* START SOURCE EXCERPT *

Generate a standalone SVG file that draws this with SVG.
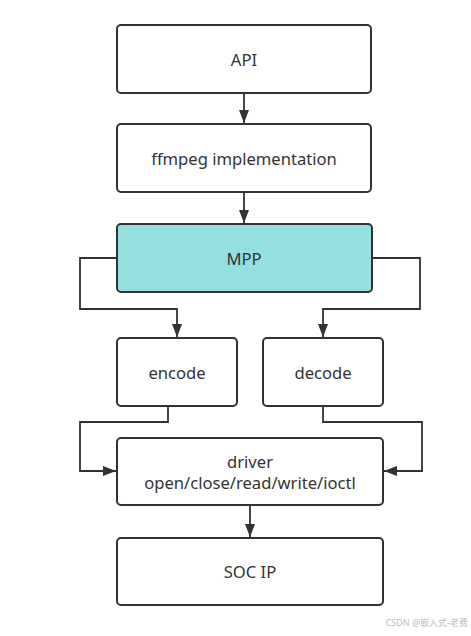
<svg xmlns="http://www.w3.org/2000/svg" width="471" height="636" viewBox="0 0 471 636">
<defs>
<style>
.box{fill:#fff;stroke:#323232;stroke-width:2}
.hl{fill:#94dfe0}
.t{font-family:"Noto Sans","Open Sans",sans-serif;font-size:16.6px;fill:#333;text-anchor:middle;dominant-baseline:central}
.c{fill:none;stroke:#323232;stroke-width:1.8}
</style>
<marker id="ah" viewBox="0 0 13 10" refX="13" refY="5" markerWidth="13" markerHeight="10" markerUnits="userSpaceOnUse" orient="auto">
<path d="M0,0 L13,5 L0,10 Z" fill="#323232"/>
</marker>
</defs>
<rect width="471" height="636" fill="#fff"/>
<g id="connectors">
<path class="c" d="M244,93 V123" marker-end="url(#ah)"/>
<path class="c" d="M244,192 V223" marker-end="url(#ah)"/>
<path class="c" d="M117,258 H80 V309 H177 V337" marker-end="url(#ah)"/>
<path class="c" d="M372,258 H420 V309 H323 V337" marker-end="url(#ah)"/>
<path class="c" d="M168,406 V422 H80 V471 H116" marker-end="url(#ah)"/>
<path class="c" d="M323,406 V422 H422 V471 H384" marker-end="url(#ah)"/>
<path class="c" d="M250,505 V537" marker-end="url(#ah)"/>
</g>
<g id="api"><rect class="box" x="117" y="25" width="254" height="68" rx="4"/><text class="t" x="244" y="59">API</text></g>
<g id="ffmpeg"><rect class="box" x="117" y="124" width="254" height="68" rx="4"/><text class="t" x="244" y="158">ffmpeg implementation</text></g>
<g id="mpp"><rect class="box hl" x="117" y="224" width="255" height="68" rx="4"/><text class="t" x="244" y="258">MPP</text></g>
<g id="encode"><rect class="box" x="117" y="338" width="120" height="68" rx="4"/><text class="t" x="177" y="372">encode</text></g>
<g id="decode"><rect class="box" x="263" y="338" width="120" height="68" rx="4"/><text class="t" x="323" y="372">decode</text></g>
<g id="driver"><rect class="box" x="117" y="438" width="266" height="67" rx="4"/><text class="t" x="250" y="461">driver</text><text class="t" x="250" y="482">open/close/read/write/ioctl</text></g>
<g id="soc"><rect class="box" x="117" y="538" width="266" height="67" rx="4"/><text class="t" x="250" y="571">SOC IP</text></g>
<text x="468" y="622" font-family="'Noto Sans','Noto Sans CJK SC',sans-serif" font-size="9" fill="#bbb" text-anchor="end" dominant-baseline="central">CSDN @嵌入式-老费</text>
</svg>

* END SOURCE EXCERPT *

WHAT YOU SHOULD DO. Restate the whole of the material word for word without the pictures.

WRITTEN SOLUTION.
Generate a standalone SVG file that draws this with SVG.
<svg xmlns="http://www.w3.org/2000/svg" width="471" height="636" viewBox="0 0 471 636">
<defs>
<style>
.box{fill:#fff;stroke:#323232;stroke-width:2}
.hl{fill:#94dfe0}
.t{font-family:"Noto Sans","Open Sans",sans-serif;font-size:16.6px;fill:#333;text-anchor:middle;dominant-baseline:central}
.c{fill:none;stroke:#323232;stroke-width:1.8}
</style>
<marker id="ah" viewBox="0 0 13 10" refX="13" refY="5" markerWidth="13" markerHeight="10" markerUnits="userSpaceOnUse" orient="auto">
<path d="M0,0 L13,5 L0,10 Z" fill="#323232"/>
</marker>
</defs>
<rect width="471" height="636" fill="#fff"/>
<g id="connectors">
<path class="c" d="M244,93 V123" marker-end="url(#ah)"/>
<path class="c" d="M244,192 V223" marker-end="url(#ah)"/>
<path class="c" d="M117,258 H80 V309 H177 V337" marker-end="url(#ah)"/>
<path class="c" d="M372,258 H420 V309 H323 V337" marker-end="url(#ah)"/>
<path class="c" d="M168,406 V422 H80 V471 H116" marker-end="url(#ah)"/>
<path class="c" d="M323,406 V422 H422 V471 H384" marker-end="url(#ah)"/>
<path class="c" d="M250,505 V537" marker-end="url(#ah)"/>
</g>
<g id="api"><rect class="box" x="117" y="25" width="254" height="68" rx="4"/><text class="t" x="244" y="59">API</text></g>
<g id="ffmpeg"><rect class="box" x="117" y="124" width="254" height="68" rx="4"/><text class="t" x="244" y="158">ffmpeg implementation</text></g>
<g id="mpp"><rect class="box hl" x="117" y="224" width="255" height="68" rx="4"/><text class="t" x="244" y="258">MPP</text></g>
<g id="encode"><rect class="box" x="117" y="338" width="120" height="68" rx="4"/><text class="t" x="177" y="372">encode</text></g>
<g id="decode"><rect class="box" x="263" y="338" width="120" height="68" rx="4"/><text class="t" x="323" y="372">decode</text></g>
<g id="driver"><rect class="box" x="117" y="438" width="266" height="67" rx="4"/><text class="t" x="250" y="461">driver</text><text class="t" x="250" y="482">open/close/read/write/ioctl</text></g>
<g id="soc"><rect class="box" x="117" y="538" width="266" height="67" rx="4"/><text class="t" x="250" y="571">SOC IP</text></g>
<text x="468" y="622" font-family="'Noto Sans','Noto Sans CJK SC',sans-serif" font-size="9" fill="#bbb" text-anchor="end" dominant-baseline="central">CSDN @嵌入式-老费</text>
</svg>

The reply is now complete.